**Records to use**
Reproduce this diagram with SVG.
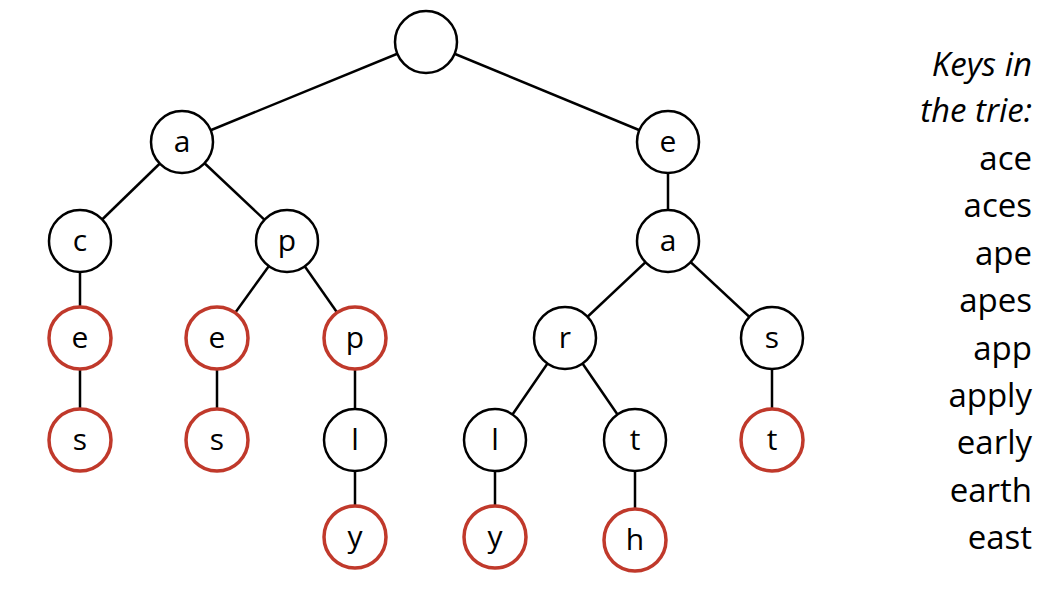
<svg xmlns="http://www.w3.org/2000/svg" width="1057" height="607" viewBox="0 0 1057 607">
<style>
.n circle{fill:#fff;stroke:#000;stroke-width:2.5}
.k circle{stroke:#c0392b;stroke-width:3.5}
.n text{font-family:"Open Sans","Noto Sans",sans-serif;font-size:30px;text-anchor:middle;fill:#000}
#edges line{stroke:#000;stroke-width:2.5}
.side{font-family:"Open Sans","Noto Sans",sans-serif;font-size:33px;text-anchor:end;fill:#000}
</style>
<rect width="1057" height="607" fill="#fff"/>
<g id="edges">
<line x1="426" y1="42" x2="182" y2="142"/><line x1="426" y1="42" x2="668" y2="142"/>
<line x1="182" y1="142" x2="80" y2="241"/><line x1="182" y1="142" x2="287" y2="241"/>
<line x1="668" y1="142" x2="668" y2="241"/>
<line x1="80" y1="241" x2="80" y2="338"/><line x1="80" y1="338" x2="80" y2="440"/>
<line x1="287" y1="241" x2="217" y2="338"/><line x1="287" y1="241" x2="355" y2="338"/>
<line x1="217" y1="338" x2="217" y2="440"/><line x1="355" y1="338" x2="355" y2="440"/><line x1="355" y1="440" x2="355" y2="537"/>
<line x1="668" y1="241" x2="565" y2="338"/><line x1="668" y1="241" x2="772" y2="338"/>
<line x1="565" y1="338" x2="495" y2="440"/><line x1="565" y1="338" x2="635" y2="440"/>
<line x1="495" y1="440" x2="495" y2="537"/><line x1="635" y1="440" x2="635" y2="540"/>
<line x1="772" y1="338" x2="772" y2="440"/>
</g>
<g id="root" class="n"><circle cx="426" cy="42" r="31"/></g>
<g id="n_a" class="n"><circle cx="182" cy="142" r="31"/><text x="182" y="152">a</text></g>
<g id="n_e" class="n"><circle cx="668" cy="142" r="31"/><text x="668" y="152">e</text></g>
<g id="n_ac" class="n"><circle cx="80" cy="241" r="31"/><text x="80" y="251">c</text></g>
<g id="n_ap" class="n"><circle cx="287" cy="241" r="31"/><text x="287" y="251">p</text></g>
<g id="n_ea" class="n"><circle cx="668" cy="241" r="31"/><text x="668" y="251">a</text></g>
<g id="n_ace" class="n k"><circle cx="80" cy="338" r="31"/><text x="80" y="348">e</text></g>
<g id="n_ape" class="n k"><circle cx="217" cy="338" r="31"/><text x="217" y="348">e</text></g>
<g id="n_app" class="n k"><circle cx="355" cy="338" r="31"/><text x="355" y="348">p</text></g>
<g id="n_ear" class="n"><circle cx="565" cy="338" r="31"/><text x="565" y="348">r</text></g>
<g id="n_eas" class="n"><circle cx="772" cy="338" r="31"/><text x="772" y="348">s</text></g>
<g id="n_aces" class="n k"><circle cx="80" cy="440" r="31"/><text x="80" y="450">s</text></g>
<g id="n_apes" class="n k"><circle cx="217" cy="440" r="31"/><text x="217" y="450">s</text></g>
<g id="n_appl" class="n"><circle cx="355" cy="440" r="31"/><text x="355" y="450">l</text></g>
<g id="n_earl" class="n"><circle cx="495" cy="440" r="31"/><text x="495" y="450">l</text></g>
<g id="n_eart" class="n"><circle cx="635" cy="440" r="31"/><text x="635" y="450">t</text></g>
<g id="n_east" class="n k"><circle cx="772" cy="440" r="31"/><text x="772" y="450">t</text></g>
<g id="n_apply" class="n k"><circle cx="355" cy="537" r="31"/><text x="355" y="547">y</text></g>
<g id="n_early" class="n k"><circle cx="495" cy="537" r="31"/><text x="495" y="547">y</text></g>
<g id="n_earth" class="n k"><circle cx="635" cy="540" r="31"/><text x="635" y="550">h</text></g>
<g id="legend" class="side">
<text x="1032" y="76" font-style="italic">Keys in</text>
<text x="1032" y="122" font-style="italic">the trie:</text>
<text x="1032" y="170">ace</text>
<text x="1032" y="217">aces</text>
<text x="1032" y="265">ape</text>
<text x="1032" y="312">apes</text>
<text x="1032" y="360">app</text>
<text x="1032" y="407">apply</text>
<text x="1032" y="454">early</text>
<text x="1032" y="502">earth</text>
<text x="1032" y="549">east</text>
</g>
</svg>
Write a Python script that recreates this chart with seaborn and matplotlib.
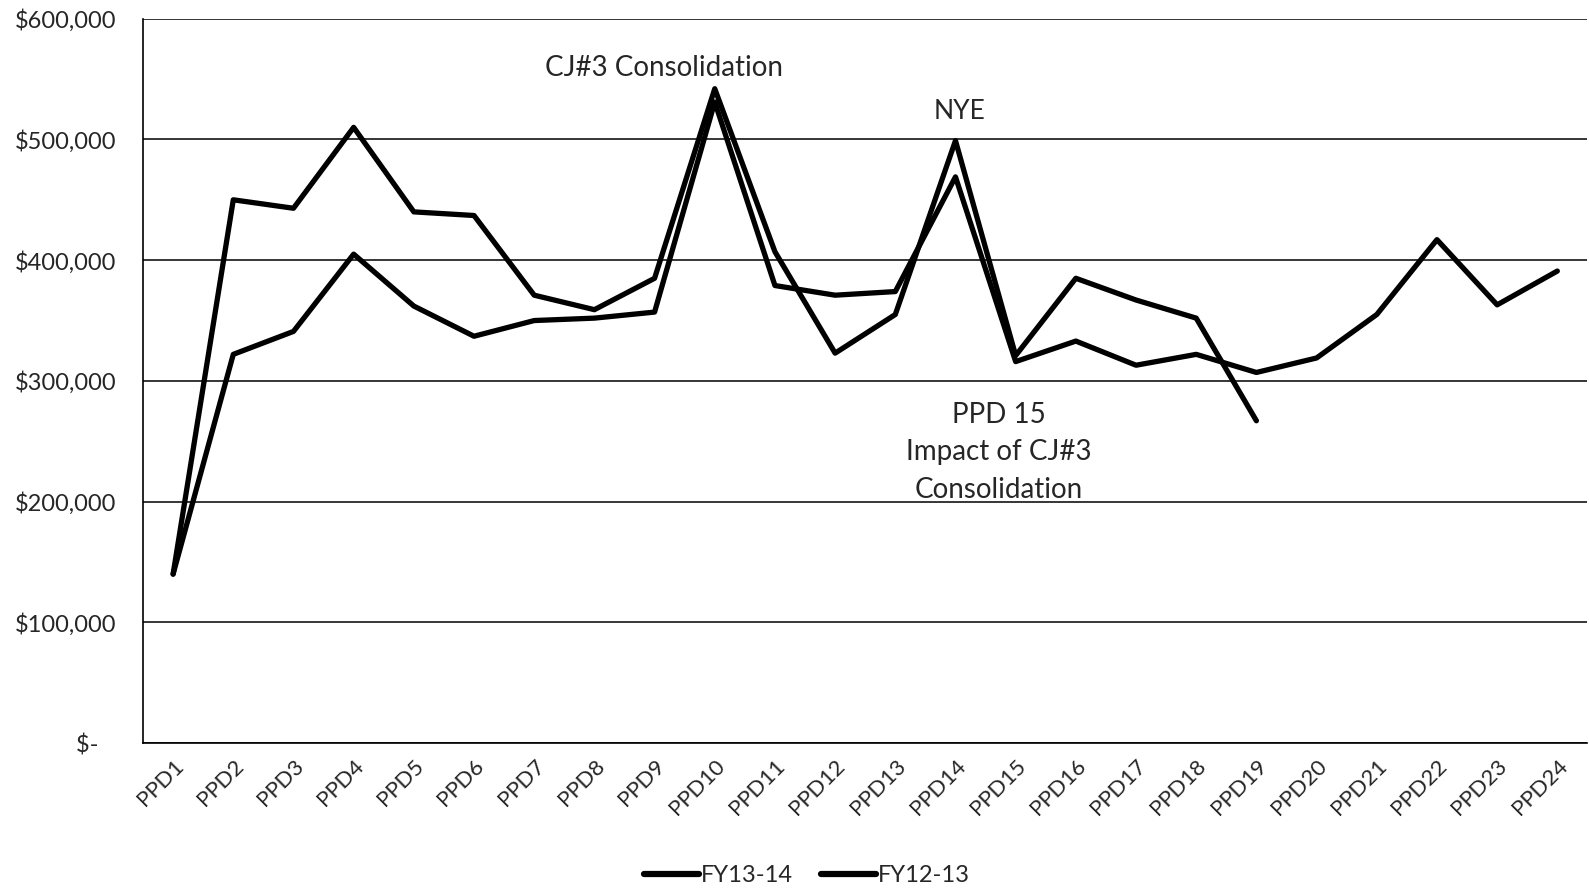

**Exercise prompt**
Without including the pictures, reproduce all entries exactly.

**Answer to the exercise**
Reproduce this diagram with SVG.
<svg xmlns="http://www.w3.org/2000/svg" width="1057" height="607" viewBox="0 0 1057 607">
<style>
.n circle{fill:#fff;stroke:#000;stroke-width:2.5}
.k circle{stroke:#c0392b;stroke-width:3.5}
.n text{font-family:"Open Sans","Noto Sans",sans-serif;font-size:30px;text-anchor:middle;fill:#000}
#edges line{stroke:#000;stroke-width:2.5}
.side{font-family:"Open Sans","Noto Sans",sans-serif;font-size:33px;text-anchor:end;fill:#000}
</style>
<rect width="1057" height="607" fill="#fff"/>
<g id="edges">
<line x1="426" y1="42" x2="182" y2="142"/><line x1="426" y1="42" x2="668" y2="142"/>
<line x1="182" y1="142" x2="80" y2="241"/><line x1="182" y1="142" x2="287" y2="241"/>
<line x1="668" y1="142" x2="668" y2="241"/>
<line x1="80" y1="241" x2="80" y2="338"/><line x1="80" y1="338" x2="80" y2="440"/>
<line x1="287" y1="241" x2="217" y2="338"/><line x1="287" y1="241" x2="355" y2="338"/>
<line x1="217" y1="338" x2="217" y2="440"/><line x1="355" y1="338" x2="355" y2="440"/><line x1="355" y1="440" x2="355" y2="537"/>
<line x1="668" y1="241" x2="565" y2="338"/><line x1="668" y1="241" x2="772" y2="338"/>
<line x1="565" y1="338" x2="495" y2="440"/><line x1="565" y1="338" x2="635" y2="440"/>
<line x1="495" y1="440" x2="495" y2="537"/><line x1="635" y1="440" x2="635" y2="540"/>
<line x1="772" y1="338" x2="772" y2="440"/>
</g>
<g id="root" class="n"><circle cx="426" cy="42" r="31"/></g>
<g id="n_a" class="n"><circle cx="182" cy="142" r="31"/><text x="182" y="152">a</text></g>
<g id="n_e" class="n"><circle cx="668" cy="142" r="31"/><text x="668" y="152">e</text></g>
<g id="n_ac" class="n"><circle cx="80" cy="241" r="31"/><text x="80" y="251">c</text></g>
<g id="n_ap" class="n"><circle cx="287" cy="241" r="31"/><text x="287" y="251">p</text></g>
<g id="n_ea" class="n"><circle cx="668" cy="241" r="31"/><text x="668" y="251">a</text></g>
<g id="n_ace" class="n k"><circle cx="80" cy="338" r="31"/><text x="80" y="348">e</text></g>
<g id="n_ape" class="n k"><circle cx="217" cy="338" r="31"/><text x="217" y="348">e</text></g>
<g id="n_app" class="n k"><circle cx="355" cy="338" r="31"/><text x="355" y="348">p</text></g>
<g id="n_ear" class="n"><circle cx="565" cy="338" r="31"/><text x="565" y="348">r</text></g>
<g id="n_eas" class="n"><circle cx="772" cy="338" r="31"/><text x="772" y="348">s</text></g>
<g id="n_aces" class="n k"><circle cx="80" cy="440" r="31"/><text x="80" y="450">s</text></g>
<g id="n_apes" class="n k"><circle cx="217" cy="440" r="31"/><text x="217" y="450">s</text></g>
<g id="n_appl" class="n"><circle cx="355" cy="440" r="31"/><text x="355" y="450">l</text></g>
<g id="n_earl" class="n"><circle cx="495" cy="440" r="31"/><text x="495" y="450">l</text></g>
<g id="n_eart" class="n"><circle cx="635" cy="440" r="31"/><text x="635" y="450">t</text></g>
<g id="n_east" class="n k"><circle cx="772" cy="440" r="31"/><text x="772" y="450">t</text></g>
<g id="n_apply" class="n k"><circle cx="355" cy="537" r="31"/><text x="355" y="547">y</text></g>
<g id="n_early" class="n k"><circle cx="495" cy="537" r="31"/><text x="495" y="547">y</text></g>
<g id="n_earth" class="n k"><circle cx="635" cy="540" r="31"/><text x="635" y="550">h</text></g>
<g id="legend" class="side">
<text x="1032" y="76" font-style="italic">Keys in</text>
<text x="1032" y="122" font-style="italic">the trie:</text>
<text x="1032" y="170">ace</text>
<text x="1032" y="217">aces</text>
<text x="1032" y="265">ape</text>
<text x="1032" y="312">apes</text>
<text x="1032" y="360">app</text>
<text x="1032" y="407">apply</text>
<text x="1032" y="454">early</text>
<text x="1032" y="502">earth</text>
<text x="1032" y="549">east</text>
</g>
</svg>
Write a Python script that recreates this chart with seaborn and matplotlib.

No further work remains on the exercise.